[Requirement] The lines beneath this instruction, from the first through the one containing "from matplotlib.lines import Line2D", must be transcribed exactly; no other line belongs in the output.
----
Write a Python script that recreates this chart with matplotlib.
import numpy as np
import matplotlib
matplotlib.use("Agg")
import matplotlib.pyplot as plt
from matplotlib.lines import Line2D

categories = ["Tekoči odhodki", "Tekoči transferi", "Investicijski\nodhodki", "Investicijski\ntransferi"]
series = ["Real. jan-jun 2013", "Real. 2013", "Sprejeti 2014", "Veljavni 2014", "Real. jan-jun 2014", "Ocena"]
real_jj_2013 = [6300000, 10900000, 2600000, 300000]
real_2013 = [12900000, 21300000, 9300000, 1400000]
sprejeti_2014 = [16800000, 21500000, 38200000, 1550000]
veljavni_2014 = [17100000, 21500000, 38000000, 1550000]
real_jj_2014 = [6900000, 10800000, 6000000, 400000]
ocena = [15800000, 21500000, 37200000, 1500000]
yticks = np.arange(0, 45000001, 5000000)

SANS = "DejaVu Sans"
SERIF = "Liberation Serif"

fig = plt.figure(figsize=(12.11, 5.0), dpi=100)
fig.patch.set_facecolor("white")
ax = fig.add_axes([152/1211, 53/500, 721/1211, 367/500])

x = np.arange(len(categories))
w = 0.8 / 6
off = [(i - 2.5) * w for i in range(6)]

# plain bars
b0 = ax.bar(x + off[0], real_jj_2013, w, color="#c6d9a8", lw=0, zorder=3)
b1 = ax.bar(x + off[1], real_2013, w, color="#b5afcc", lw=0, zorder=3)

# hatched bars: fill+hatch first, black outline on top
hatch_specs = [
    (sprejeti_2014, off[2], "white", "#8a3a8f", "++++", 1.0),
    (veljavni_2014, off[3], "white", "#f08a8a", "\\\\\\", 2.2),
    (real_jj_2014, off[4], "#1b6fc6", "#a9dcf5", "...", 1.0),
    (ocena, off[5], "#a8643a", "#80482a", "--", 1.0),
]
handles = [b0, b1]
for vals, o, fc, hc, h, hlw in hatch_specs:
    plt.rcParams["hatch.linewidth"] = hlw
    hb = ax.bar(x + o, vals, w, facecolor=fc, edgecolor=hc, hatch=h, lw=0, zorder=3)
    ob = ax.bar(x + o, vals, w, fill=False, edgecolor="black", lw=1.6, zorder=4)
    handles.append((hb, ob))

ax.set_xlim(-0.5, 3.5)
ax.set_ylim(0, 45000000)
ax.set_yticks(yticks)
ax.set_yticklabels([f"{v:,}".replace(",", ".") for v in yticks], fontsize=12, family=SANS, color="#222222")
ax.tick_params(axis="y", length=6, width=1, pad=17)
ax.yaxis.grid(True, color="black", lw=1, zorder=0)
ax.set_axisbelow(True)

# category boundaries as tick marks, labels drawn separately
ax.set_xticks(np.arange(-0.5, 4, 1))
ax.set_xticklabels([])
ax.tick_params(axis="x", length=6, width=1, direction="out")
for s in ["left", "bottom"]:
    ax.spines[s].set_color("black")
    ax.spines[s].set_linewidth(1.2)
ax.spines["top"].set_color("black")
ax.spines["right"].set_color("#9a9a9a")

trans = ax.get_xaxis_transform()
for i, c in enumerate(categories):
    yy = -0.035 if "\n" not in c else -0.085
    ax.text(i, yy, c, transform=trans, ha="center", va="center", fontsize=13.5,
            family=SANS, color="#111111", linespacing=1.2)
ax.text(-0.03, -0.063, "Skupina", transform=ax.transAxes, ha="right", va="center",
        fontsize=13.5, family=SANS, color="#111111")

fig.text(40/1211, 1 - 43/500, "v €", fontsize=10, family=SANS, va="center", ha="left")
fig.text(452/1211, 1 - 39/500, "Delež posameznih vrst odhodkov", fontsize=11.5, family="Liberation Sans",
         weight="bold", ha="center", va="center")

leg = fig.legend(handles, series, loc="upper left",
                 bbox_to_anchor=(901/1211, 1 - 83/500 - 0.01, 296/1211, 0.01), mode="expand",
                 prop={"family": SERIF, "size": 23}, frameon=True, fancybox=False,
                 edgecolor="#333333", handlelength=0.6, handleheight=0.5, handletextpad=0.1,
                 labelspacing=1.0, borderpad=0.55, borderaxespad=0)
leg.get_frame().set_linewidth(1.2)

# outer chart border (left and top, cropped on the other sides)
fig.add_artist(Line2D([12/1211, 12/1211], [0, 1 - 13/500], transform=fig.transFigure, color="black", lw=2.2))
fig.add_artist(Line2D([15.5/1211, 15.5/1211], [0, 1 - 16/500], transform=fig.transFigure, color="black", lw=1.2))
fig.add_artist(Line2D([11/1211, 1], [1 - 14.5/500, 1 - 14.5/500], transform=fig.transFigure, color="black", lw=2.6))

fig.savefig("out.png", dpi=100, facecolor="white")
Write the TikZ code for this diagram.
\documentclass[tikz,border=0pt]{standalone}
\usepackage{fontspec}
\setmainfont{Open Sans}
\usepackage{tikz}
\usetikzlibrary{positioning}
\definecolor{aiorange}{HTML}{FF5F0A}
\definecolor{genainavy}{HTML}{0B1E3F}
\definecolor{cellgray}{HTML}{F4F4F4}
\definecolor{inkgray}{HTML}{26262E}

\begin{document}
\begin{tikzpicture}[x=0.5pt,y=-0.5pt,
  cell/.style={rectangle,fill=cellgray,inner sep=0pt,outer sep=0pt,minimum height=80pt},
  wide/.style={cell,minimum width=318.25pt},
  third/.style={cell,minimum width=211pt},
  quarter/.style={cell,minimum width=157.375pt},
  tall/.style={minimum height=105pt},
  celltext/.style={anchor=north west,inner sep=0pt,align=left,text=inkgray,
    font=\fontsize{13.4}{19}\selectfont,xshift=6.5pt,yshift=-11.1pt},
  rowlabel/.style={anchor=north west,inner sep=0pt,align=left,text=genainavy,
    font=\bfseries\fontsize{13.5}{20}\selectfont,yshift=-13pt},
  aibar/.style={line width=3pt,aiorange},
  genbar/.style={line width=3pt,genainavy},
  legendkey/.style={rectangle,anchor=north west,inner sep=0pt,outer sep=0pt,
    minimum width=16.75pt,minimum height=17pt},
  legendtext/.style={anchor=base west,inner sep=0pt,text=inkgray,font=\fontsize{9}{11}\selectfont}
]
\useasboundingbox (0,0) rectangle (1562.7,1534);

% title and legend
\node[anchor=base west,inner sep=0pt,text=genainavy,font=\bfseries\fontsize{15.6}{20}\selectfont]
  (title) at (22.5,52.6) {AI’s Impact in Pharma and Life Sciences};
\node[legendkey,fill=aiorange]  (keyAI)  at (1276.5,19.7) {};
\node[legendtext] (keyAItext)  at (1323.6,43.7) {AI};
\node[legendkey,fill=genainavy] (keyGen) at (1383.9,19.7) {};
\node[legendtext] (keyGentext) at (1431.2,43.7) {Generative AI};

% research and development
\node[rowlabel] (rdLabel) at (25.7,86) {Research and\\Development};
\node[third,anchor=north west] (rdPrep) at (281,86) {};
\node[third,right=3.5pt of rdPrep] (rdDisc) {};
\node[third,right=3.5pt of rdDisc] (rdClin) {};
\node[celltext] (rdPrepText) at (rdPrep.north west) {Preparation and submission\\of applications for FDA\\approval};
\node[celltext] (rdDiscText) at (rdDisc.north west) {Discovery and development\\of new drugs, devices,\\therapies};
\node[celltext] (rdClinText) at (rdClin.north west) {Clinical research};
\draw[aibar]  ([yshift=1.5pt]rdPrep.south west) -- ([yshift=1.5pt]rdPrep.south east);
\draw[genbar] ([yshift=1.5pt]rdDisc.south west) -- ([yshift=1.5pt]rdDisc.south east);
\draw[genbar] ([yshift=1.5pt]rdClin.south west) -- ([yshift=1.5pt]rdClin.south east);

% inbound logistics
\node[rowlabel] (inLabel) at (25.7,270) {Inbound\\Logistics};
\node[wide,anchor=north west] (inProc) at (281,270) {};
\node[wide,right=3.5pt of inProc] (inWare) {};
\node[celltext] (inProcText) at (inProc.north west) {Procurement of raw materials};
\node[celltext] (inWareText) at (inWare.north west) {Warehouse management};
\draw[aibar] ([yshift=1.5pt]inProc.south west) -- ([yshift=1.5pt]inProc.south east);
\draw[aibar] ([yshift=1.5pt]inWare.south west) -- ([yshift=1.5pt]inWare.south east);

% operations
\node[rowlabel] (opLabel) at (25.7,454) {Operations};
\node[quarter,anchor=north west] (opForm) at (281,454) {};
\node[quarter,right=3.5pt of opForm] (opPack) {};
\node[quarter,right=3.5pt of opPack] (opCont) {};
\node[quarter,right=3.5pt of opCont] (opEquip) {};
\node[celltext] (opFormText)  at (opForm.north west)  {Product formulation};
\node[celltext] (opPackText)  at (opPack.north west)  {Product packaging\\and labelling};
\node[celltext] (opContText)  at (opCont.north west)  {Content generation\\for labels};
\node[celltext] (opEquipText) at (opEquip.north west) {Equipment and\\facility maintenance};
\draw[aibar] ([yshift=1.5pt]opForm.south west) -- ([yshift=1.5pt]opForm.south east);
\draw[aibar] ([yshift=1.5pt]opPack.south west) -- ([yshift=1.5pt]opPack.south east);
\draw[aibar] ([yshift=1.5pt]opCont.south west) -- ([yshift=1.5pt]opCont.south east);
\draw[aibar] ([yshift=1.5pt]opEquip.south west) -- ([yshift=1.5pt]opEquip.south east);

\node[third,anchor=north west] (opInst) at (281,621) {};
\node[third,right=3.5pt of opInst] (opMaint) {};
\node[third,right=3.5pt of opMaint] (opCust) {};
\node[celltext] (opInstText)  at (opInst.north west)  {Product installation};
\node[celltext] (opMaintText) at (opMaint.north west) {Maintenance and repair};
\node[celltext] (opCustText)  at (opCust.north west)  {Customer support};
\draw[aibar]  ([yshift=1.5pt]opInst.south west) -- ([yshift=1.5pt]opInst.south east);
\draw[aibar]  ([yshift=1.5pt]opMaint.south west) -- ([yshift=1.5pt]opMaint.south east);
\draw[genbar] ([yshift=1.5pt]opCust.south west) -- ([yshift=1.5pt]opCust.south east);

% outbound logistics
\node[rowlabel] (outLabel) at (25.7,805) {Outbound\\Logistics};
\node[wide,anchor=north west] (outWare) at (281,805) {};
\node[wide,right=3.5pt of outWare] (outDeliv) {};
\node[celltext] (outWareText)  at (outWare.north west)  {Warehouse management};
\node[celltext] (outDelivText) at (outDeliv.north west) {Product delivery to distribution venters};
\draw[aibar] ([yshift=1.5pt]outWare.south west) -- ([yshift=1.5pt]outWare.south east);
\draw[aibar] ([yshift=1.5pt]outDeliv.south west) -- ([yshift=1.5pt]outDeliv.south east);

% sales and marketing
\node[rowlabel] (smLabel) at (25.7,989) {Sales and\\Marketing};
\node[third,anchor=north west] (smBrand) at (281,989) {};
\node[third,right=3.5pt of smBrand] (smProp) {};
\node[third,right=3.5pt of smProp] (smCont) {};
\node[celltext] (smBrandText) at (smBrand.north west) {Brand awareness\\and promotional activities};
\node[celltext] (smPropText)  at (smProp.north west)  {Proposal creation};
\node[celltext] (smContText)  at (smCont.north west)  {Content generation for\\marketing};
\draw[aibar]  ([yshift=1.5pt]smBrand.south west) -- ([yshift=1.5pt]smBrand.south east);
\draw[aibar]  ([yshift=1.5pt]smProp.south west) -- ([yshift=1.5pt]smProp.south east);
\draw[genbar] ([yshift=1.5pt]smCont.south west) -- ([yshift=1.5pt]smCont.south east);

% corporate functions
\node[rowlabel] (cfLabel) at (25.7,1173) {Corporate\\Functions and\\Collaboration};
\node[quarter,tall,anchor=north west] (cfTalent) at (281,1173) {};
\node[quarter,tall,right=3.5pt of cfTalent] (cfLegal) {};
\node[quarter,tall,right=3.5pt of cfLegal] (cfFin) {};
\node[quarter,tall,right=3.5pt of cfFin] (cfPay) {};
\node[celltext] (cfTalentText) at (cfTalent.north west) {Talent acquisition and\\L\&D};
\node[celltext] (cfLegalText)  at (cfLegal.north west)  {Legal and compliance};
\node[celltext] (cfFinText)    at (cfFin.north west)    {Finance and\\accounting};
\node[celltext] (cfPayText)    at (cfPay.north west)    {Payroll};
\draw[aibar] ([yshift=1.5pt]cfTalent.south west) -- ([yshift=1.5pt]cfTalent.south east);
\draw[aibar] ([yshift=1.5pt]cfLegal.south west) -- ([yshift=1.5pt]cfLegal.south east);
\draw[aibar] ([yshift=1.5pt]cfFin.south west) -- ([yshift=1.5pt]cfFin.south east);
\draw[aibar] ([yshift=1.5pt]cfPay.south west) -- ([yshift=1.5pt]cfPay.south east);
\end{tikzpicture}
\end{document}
----
[Finished task]
Write a Python script that recreates this chart with matplotlib.
import numpy as np
import matplotlib
matplotlib.use("Agg")
import matplotlib.pyplot as plt
from matplotlib.lines import Line2D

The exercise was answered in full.